The survey asked the CIOs and IT managers of 168 Belgian listed companies. 87.5% of them are convinced that they are safe from disasters such as fire or prolonged power outages. Remarkably, those who feel safe feel especially "because a power outage is rare". In addition, the fact that they have a disaster recovery service contributes to their sense of security. 5% say that they are "fairly safe," and 7.5% even say that they are not sufficiently safe. The last category of organizations indicates that, in the event of a disaster, the continuity of the organization cannot be guaranteed.
However, when asked whether the safety systems are also tested by actually switching off the electricity, only 3% of respondents respond positively. So 97% will only effectively "test" their backup systems in the event of a disaster.
"Our conclusion is that Belgian listed companies have a false sense of security," concludes Laurens van Reijen, Managing Director of LCL. “The smaller listed companies, but also some larger ones, are often not adequately equipped to handle power outages or other risks. They do not even know to what extent they are really safe, since the backup systems are not being tested.
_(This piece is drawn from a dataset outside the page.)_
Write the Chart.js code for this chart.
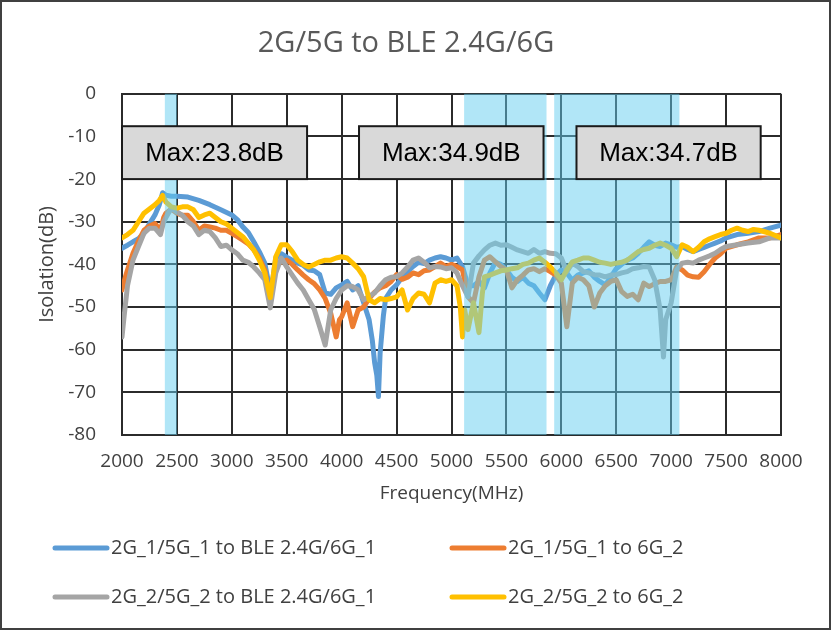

All organizations, but certainly those listed in the context of their corporate governance, should be provided with all necessary security systems that guarantee that the servers are reliable 24/7 and should also really test that regularly. ”
At more than half of the listed companies, the data is stored internally at the head office. Another tenth rely on their own server room or data center at a different, own location. For 44% of the respondents, the server room is smaller than 5 m², which of course does not offer the possibilities of adapted security and specialized personnel.
The majority of respondents do not have a second data center: 53%. This means that they do not have a backup in the event of a fire or theft of the servers. Half of the companies do have plans for outsourcing. For a third of the parties that have two data centers, that second data center is less than 25 km from the first. This means that a major power outage will probably affect both data centers, and that the backup plan will therefore not really help.
“And yet business continuity is a must for most companies in 2016,” says Van Reijen: “The digital transformation ensures that more and more business processes are being digitized. New, disruptive business models are more than ever digitally based and therefore dependent on the availability of the IT infrastructure. Shutting down the maintenance servers is no longer an option: customers must also be able to visit the site in the evening to place orders. Recent examples - such as the technical problems at Delta Airlines, Belgocontrol and the National Register - show that the failure of a server can lead to serious problems. "
In addition, 66% say they are "busy" with cloud. 30% do not have their own IT employees.